Enfin, l’absence de précision sur les instruments financiers que le client pourrait être amené à manier s’il souscrivait au service, ou encore le fait d’exprimer une promesse de gain en valeur absolue ou en dollars ne caractérisent pas une méconnaissance de la règle d’équilibre.

Sur le respect de la règle relative aux promesses de résultat

Aux yeux du Jury, les mentions « J’ai fait 2500 $ le mois dernier ! », « Est-ce que Marion peut générer 300 € grâce au trading de devises ? » et « Découvrez comment faire de l’argent… » ne présentent pas les gains comme réalisables systématiquement, acquis aisément ou comme récurrents. En particulier, la référence au « mois dernier », si elle laisse entendre que le client pratiquerait régulièrement une activité de spéculation, n’induit pas l’idée qu’elle lui permettrait de gagner de l’argent chaque mois.

En revanche, le Jury estime que la publicité comportant la mention « J’ai complété mes revenus de mon propre chef, à mon propre rythme et simplement… », propos attribués à un certain « Louis Berthet, 58 ans, Gérant », présente l’activité de « trading » de produits dérivés comme un moyen aisé pour se procurer de l’argent, le cas échéant de manière régulière, en complément d’un revenu d’activité professionnelle.

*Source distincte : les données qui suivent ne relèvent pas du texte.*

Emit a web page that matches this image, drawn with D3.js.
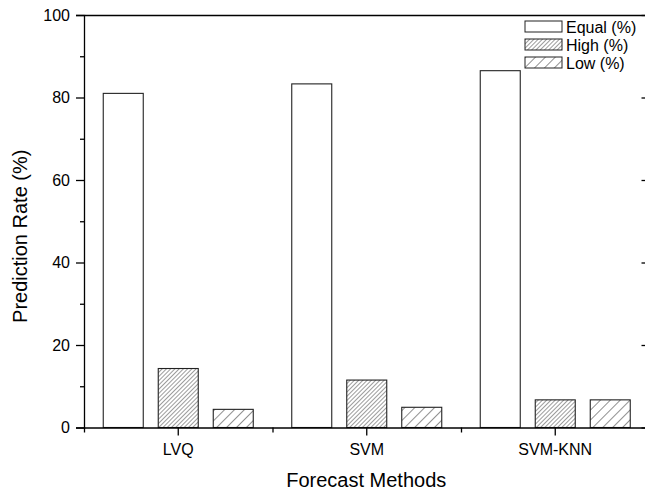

A cet égard, la société ne peut sérieusement soutenir que cette publicité se bornerait à faire état du témoignage d’un trader brillant, sans prétention à la généralité.

De même, la mention « 1000 € en un jour seulement ? » suivie d’un bouton cliquable « J’en profite ! », met en avant de manière excessive une promesse de résultat élevée, rapide et simple.

Dans ces conditions, le Jury de déontologie publicitaire est d’avis que la seconde publicité de la page 2 et celle qui figure en page 8 de la plainte de l’AMF méconnaissent le c) du point 2-1-2 de la Fiche de doctrine « Publicité des produits financiers » de l’ARPP. En revanche, la plainte n’est pas fondée pour le surplus.

Le présent avis sera publié sur le site internet du Jury de Déontologie Publicitaire.

Avis adopté le vendredi 4 juillet 2014 par Mme Michel-Amsellem, Présidente, M. Lallet, Vice-Président, Mmes Drecq et Moggio, et MM. Benhaïm, Carlo, Depincé, Lacan et Leers.